The second sub-question has helped to enhance understanding of the regional contexts – actors, reform agendas, and their reciprocal influence:

- What are the key contextual elements in the regional institutional landscape that may reveal the diversity of regional contexts?

Thus, when it comes to reform perception and implementation on the regional level, there are contextual peculiarities. The comparison presents the economic profile, relations with federal authorities, and a set of local stakeholders as important contextual elements in understanding regional budget reforms. It is hard to say whether reforms are influenced by the regional contexts more than by the federal dictate.
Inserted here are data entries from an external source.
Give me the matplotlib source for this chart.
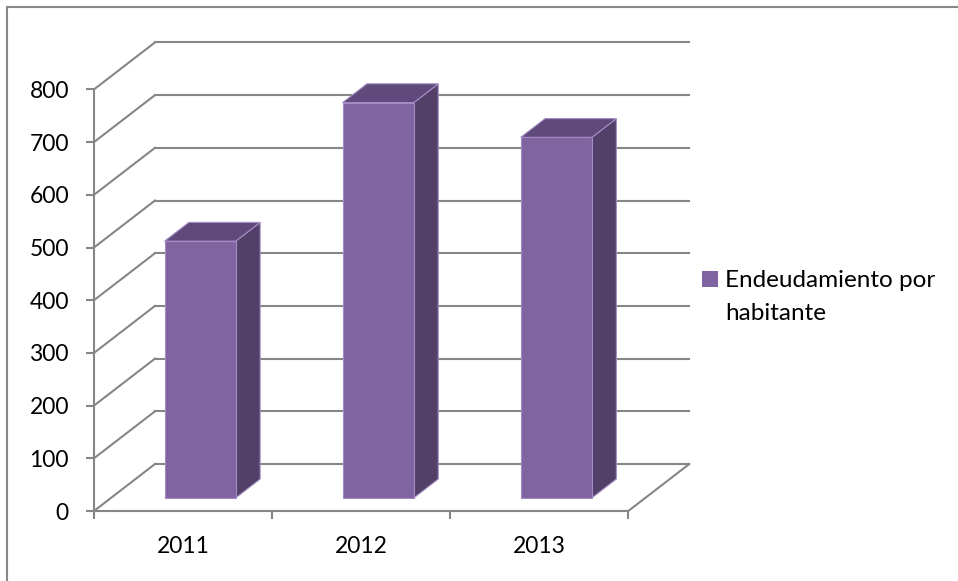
import numpy as np
import matplotlib
matplotlib.use("Agg")
import matplotlib.pyplot as plt
from matplotlib.patches import Polygon, Rectangle

# data
years = ["2011", "2012", "2013"]
values = [487, 750, 684]
series_name = "Endeudamiento por\nhabitante"
y_ticks = [0, 100, 200, 300, 400, 500, 600, 700, 800]

# colours
front_col = "#8064A2"
top_col = "#604A7B"
side_col = "#524068"
edge_col = "#A38CC4"
grid_col = "#868686"

plt.rcParams["font.family"] = ["Lato", "DejaVu Sans"]
fs = 16.5

W, H = 958, 581
fig = plt.figure(figsize=(W / 100, H / 100), dpi=100)

# axes placed so the front plane of the floor matches the reference
x0_px, x1_px = 94, 628.3
y0_px, y1_px = 511, 89.4
ax = fig.add_axes([x0_px / W, (H - y0_px) / H,
                   (x1_px - x0_px) / W, (y0_px - y1_px) / H])
ax.set_xlim(0, len(years))
ax.set_ylim(0, 800)

# depth vector of the 3D box, in data units
px_per_cat = (x1_px - x0_px) / len(years)
px_per_val = (y0_px - y1_px) / 800
ddx = 61 / px_per_cat
ddy = 47 / px_per_val

# walls: back wall gridlines and side wall diagonals
for t in y_ticks:
    ax.plot([ddx, len(years) + ddx], [t + ddy, t + ddy],
            color=grid_col, lw=1.5, clip_on=False, zorder=1)
    ax.plot([0, ddx], [t, t + ddy], color=grid_col, lw=1.5,
            clip_on=False, zorder=1)
# right edge of the floor
ax.plot([len(years), len(years) + ddx], [0, ddy], color=grid_col, lw=1.5,
        clip_on=False, zorder=1)

# bars
bar_w = 0.4
f0 = 0.28      # depth where the bar starts
fd = 0.4       # bar depth fraction
for i, v in enumerate(values):
    bx = i + 0.5 - bar_w / 2 + f0 * ddx
    by = f0 * ddy
    dx, dy = fd * ddx, fd * ddy
    front = [(bx, by), (bx + bar_w, by), (bx + bar_w, by + v), (bx, by + v)]
    top = [(bx, by + v), (bx + bar_w, by + v),
           (bx + bar_w + dx, by + v + dy), (bx + dx, by + v + dy)]
    side = [(bx + bar_w, by), (bx + bar_w + dx, by + dy),
            (bx + bar_w + dx, by + v + dy), (bx + bar_w, by + v)]
    for pts, col in [(side, side_col), (top, top_col), (front, front_col)]:
        ax.add_patch(Polygon(pts, closed=True, facecolor=col,
                             edgecolor=edge_col, lw=0.8, clip_on=False,
                             zorder=3))

# axes styling
for s in ["top", "right"]:
    ax.spines[s].set_visible(False)
for s in ["left", "bottom"]:
    ax.spines[s].set_color(grid_col)
    ax.spines[s].set_linewidth(1.5)
    ax.spines[s].set_zorder(2)
ax.set_facecolor("none")

ax.set_yticks(y_ticks)
ax.set_yticklabels([str(t) for t in y_ticks])
ax.set_xticks(np.arange(len(years) + 1))
ax.set_xticklabels([])
ax.set_xticks(np.arange(len(years)) + 0.5, minor=True)
ax.set_xticklabels(years, minor=True)
ax.tick_params(axis="x", which="minor", length=0, pad=18, labelsize=fs)
ax.tick_params(axis="x", which="major", length=6, width=1.5, color=grid_col)
ax.tick_params(axis="y", length=6, width=1.5, color=grid_col, pad=12,
               labelsize=fs)

# legend
fig.add_artist(Rectangle((702 / W, 1 - 287 / H), 15.6 / W, 15.6 / H,
                         transform=fig.transFigure, facecolor=front_col,
                         edgecolor="none"))
fig.text(725 / W, 1 - 287 / H, series_name.split("\n")[0], fontsize=fs + 1,
         va="baseline", ha="left")
fig.text(725 / W, 1 - 320.5 / H, series_name.split("\n")[1], fontsize=fs + 1,
         va="baseline", ha="left")

# outer chart border (right and bottom edges fall outside the image)
fig.add_artist(Rectangle((6.5 / W, -0.05), 1.1, 1 - 6.5 / H + 0.05,
                         transform=fig.transFigure, facecolor="none",
                         edgecolor="#888888", lw=1.5))

fig.savefig("out.png", dpi=100)
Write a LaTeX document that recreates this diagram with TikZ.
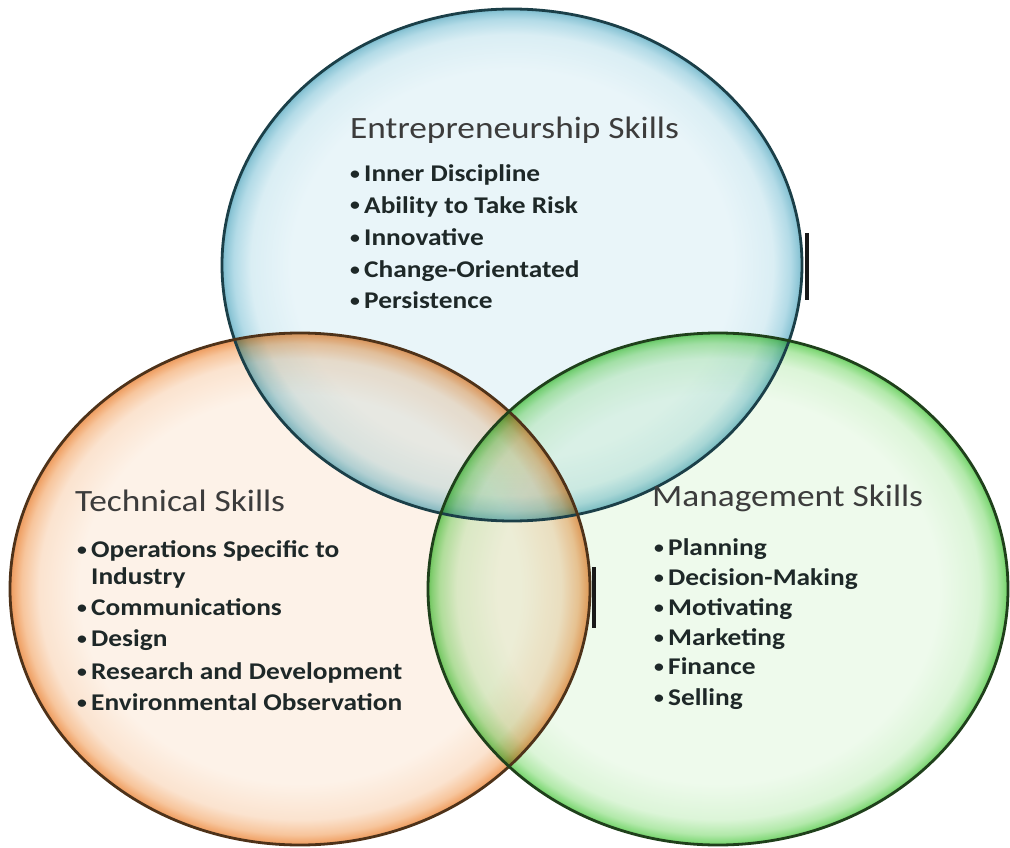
\documentclass[tikz,border=0pt]{standalone}
\usepackage{fontspec}
\setmainfont{Carlito}[FakeStretch=1.14]
\usetikzlibrary{shapes.geometric}
% colours
\definecolor{titlegray}{HTML}{3C3C3C}
\definecolor{itemdark}{HTML}{1E2828}
\definecolor{bA}{HTML}{E9F5F9}\definecolor{bB}{HTML}{DAEEF4}\definecolor{bC}{HTML}{B3DBE7}\definecolor{bD}{HTML}{8FC7D7}\definecolor{bE}{HTML}{78B8CA}
\definecolor{oA}{HTML}{FDF2E8}\definecolor{oB}{HTML}{FBE3CF}\definecolor{oC}{HTML}{F7C59C}\definecolor{oD}{HTML}{F1A76E}\definecolor{oE}{HTML}{E9985E}
\definecolor{gA}{HTML}{EEFAEC}\definecolor{gB}{HTML}{DCF5D8}\definecolor{gC}{HTML}{B2E9AA}\definecolor{gD}{HTML}{86DA7D}\definecolor{gE}{HTML}{6ACC62}
\definecolor{bline}{HTML}{1B3F48}
\definecolor{oline}{HTML}{4E3219}
\definecolor{gline}{HTML}{1F401B}
\pgfdeclareradialshading{blueball}{\pgfpoint{0bp}{0bp}}{color(0bp)=(bA); color(19bp)=(bA); color(22.5bp)=(bB); color(24bp)=(bC); color(24.7bp)=(bD); color(25bp)=(bE); color(50bp)=(bE)}
\pgfdeclareradialshading{orangeball}{\pgfpoint{0bp}{0bp}}{color(0bp)=(oA); color(19bp)=(oA); color(22.5bp)=(oB); color(24bp)=(oC); color(24.7bp)=(oD); color(25bp)=(oE); color(50bp)=(oE)}
\pgfdeclareradialshading{greenball}{\pgfpoint{0bp}{0bp}}{color(0bp)=(gA); color(19bp)=(gA); color(22.5bp)=(gB); color(24bp)=(gC); color(24.7bp)=(gD); color(25bp)=(gE); color(50bp)=(gE)}
\tikzset{
  bubble/.style={ellipse, minimum width=580pt, minimum height=512pt, inner sep=0pt},
  bubblefill/.style={bubble, blend mode=multiply},
  rim/.style={bubble, draw=#1, line width=2.8pt},
  titletext/.style={anchor=base west, inner sep=0pt, text=titlegray, font=\fontsize{31}{31}\selectfont},
  itemtext/.style={anchor=base west, inner sep=0pt, text=itemdark, font=\bfseries\fontsize{24}{24}\selectfont},
  darkbar/.style={line width=4pt, draw=black!90}
}
\newcommand{\bul}{\makebox[15pt][l]{\hspace{1pt}\raisebox{2pt}{\scalebox{0.72}{\textbullet}}}}
\begin{document}
\begin{tikzpicture}[x=1pt,y=-1pt]
\useasboundingbox (0,0) rectangle (1010,848);
% filled bubbles
\node[bubblefill, shading=blueball] (entfill) at (512,265) {};
\node[bubblefill, shading=orangeball] (techfill) at (300,589) {};
\node[bubblefill, shading=greenball] (mgmtfill) at (718,589) {};
% outlines
\node[rim=bline] (ent) at (512,265) {};
\node[rim=oline] (tech) at (300,589) {};
\node[rim=gline] (mgmt) at (718,589) {};
% small dark marks
\draw[darkbar] (807,233) -- (807,300);
\draw[darkbar] (594,567) -- (594,628);
% Entrepreneurship
\node[titletext] (enttitle) at (350,139) {Entrepreneurship Skills};
\node[itemtext] (e1) at (349,182) {\bul Inner Discipline};
\node[itemtext] (e2) at (349,213) {\bul Ability to Take Risk};
\node[itemtext] (e3) at (349,245) {\bul Innovative};
\node[itemtext] (e4) at (349,277) {\bul Change-Orientated};
\node[itemtext] (e5) at (349,308) {\bul Persistence};
% Technical
\node[titletext] (techtitle) at (75,511) {Technical Skills};
\node[itemtext] (t1) at (76,557) {\bul Operations Specific to};
\node[itemtext] (t1b) at (76,584) {\hspace{15pt}Industry};
\node[itemtext] (t2) at (76,615) {\bul Communications};
\node[itemtext] (t3) at (76,646) {\bul Design};
\node[itemtext] (t4) at (76,679) {\bul Research and Development};
\node[itemtext] (t5) at (76,710) {\bul Environmental Observation};
% Management
\node[titletext] (mgmttitle) at (652,506) {Management Skills};
\node[itemtext] (m1) at (653,555) {\bul Planning};
\node[itemtext] (m2) at (653,585) {\bul Decision-Making};
\node[itemtext] (m3) at (653,615) {\bul Motivating};
\node[itemtext] (m4) at (653,645) {\bul Marketing};
\node[itemtext] (m5) at (653,674) {\bul Finance};
\node[itemtext] (m6) at (653,705) {\bul Selling};
\end{tikzpicture}
\end{document}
A more precise formula would be that the set of reforms is the same and is defined by federal authorities, but the regional contexts influence the manner and the speed of their adoption.

The comparison between the two regions shows that although both regional contexts have been affected by the global public sector reform discourses and have followed the federal reform policies, the differences in the sets of stakeholders may explain the slight variance of the budget reforms. In Murmansk region, located in the High North, the federal stakeholders have been more active than in Leningrad region, which is probably why the initial reform framework was closer to the (initially voluntary) federal guidelines. A very cautious generalization from this study suggests that the governance of the High North regions in Russia is more dependent on the federal level, implying less local autonomy than in non-High North regions with similar economic profile.

The findings of this paper are limited, being bounded by the empirical data collected, which involves just two cases, the contexts analysed, and the theoretical implications.

Extending the number of cases to other High North (and non-High North) regions could enrich our understanding of the roles different stakeholders have in shaping institutions on Russia’s regional level. Studying the decision-making practices within the corporations and federal state organizations with activities in the High North could be another avenue for further research.